Based on the bag of words model, each information object $o_i$ can be represented by a bag of individual entities $[\epsilon _1, \ldots ,\epsilon _{|E|}]^T$ in which nonzero elements are the entities present in the current information object. E is the set of all unique entities, including screen titles, app names, keywords, and people names extracted from the entire recording history, and $|E|$ denotes the set’s size. The logged digital activities of the user are stored in the matrix $X \in \mathcal {R}^{|E|\times N}$ shown in Figure 4, where columns are a sequence of information objects $o_i$s and rows are entities extracted from the user’s screen. The $(i,j)$th element is 1 if the ith entity exists in the jth information object.

Fig. 4.

Given a sequence of previous information objects, we are interested in predicting which entities are likely to appear next, at the $(n+1)$th step:

\begin{equation} o_{n+1} = f(o_{1:n}). \end{equation}

(4)

To achieve the function f, we will utilize a machine learning model. Due to the fact that $|E|$ is too large (it can reach thousands within our dataset), implementing machine learning models directly on these highly sparse and large vectors would require enormous amounts of data. Therefore, we first cluster the stream of information objects into different states by inducing the textual content and exploiting the co-occurrence patterns among entities. In this way, we reduce the size of the dataset by formulating a semantic and meaningful representation for the collected entities. The second step in achieving the function f is to encode the history of a user by modeling a sequence of interactions. Finally, based on the encoding of history, we intend to design the model in such a way that recommends those entities to the user that are most likely to appear in the next timestep.

4.1 User State Modeling

Identifying the states of the user from a sequence of interactions with the computer can be seen as the task of clustering sequential data. By creating representations of a user’s state, we can determine what tasks the user is focused on at any given time instant. To generate more advanced representations, which consider an entity’s relevance within the context of the user’s overall state, we focus on topic modeling approaches. These representations can be used to automatically match a topic to each state of the user to identify the task they are working on. The most extensively used topic model for clustering data is the Latent Dirichlet Allocation (LDA) model, where a finite number of topics are defined in advance [3]. Its enhanced model is the hierarchical Dirichlet process, which is the nonparametric counterpart of LDA and has an infinite number of topics [65]. These algorithms are designed to discover hidden thematic structures in a collection of documents and rely on the co-occurrence of words to make cluster inferences. In these methods, the probability of a word being assigned to a particular topic is determined by the word count of that topic.

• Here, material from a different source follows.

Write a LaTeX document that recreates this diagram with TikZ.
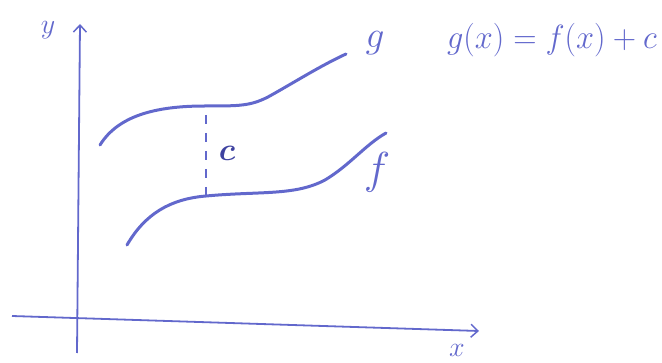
\documentclass[tikz,border=0pt]{standalone}
\usepackage{amsmath}
\usepackage{bm}
\usetikzlibrary{arrows.meta}
\definecolor{ink}{RGB}{98,104,204}
\definecolor{inkdark}{RGB}{62,66,160}
\begin{document}
\begin{tikzpicture}[x=1pt,y=-1pt,
  axis/.style={ink,line width=1.8pt,-{Straight Barb[length=7pt,width=13pt,line width=1.5pt]}},
  curve/.style={ink,line width=3pt,line cap=round},
  lbl/.style={ink,inner sep=0pt,transform shape}]
\useasboundingbox (0,0) rectangle (662,363);
\coordinate (yb) at (77,353);
\coordinate (yt) at (80,24);
\coordinate (xl) at (12,316);
\coordinate (xr) at (479,331);
\draw[axis] (yb) -- (yt);
\draw[axis] (xl) -- (xr);
\draw[curve] (100,145) .. controls (118,116) and (155,106) .. (205,106)
  .. controls (240,106) and (250,106) .. (268,97)
  .. controls (295,82) and (320,66) .. (346,54);
\draw[curve] (127,245) .. controls (145,214) and (170,199) .. (206,196)
  .. controls (260,191) and (295,196) .. (325,180)
  .. controls (350,165) and (365,145) .. (386,133);
\coordinate (ct) at (206,115);
\coordinate (cb) at (206,196);
\draw[ink,line width=1.2pt,dash pattern=on 9pt off 9pt] (ct) -- (cb);
\node[lbl,text=inkdark,scale=3.2] (c) at (227,153) {$\bm{c}$};
\node[lbl,font=\fontsize{24}{26}\selectfont,scale=1.8] (f) at (377,172) {$f$};
\node[lbl,font=\fontsize{24}{26}\selectfont,scale=1.5] (g) at (375,43) {$g$};
\node[lbl,font=\fontsize{20}{22}\selectfont,scale=1.35] (y) at (48,30) {$y$};
\node[lbl,font=\fontsize{20}{22}\selectfont,scale=1.35] (x) at (457,350) {$x$};
\node[lbl,font=\fontsize{28}{30}\selectfont,xscale=1.3,yscale=1.35] (eq) at (552,40) {$g(x)=f(x)+c$};
\end{tikzpicture}
\end{document}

In recent years, researchers have also been exploring the idea of clustering document streams into clusters based on the temporal sequence in which they arrive [13, 24]. The new models do not require a fixed size dataset; instead, they can be applied to a stream of documents arriving sequentially, with the number of clusters updated automatically. In this work, to deal with continuous stream of screens, we implement a Dirichlet-Hawkes Process (DHP), which is a probabilistic generative model that combines the strengths of Bayesian nonparametrics as well as the Hawkes process [13]. The DHP is a continuous-time model for streaming data that allows for self-excitation. The key idea in the DHP is that the Hawkes process (one kind of temporal point process) is adopted to model the rate intensity of information objects, whereas the Dirichlet process is used to capture the state information objects’ cluster relationships in which each cluster represents a state that contains information objects related to that state.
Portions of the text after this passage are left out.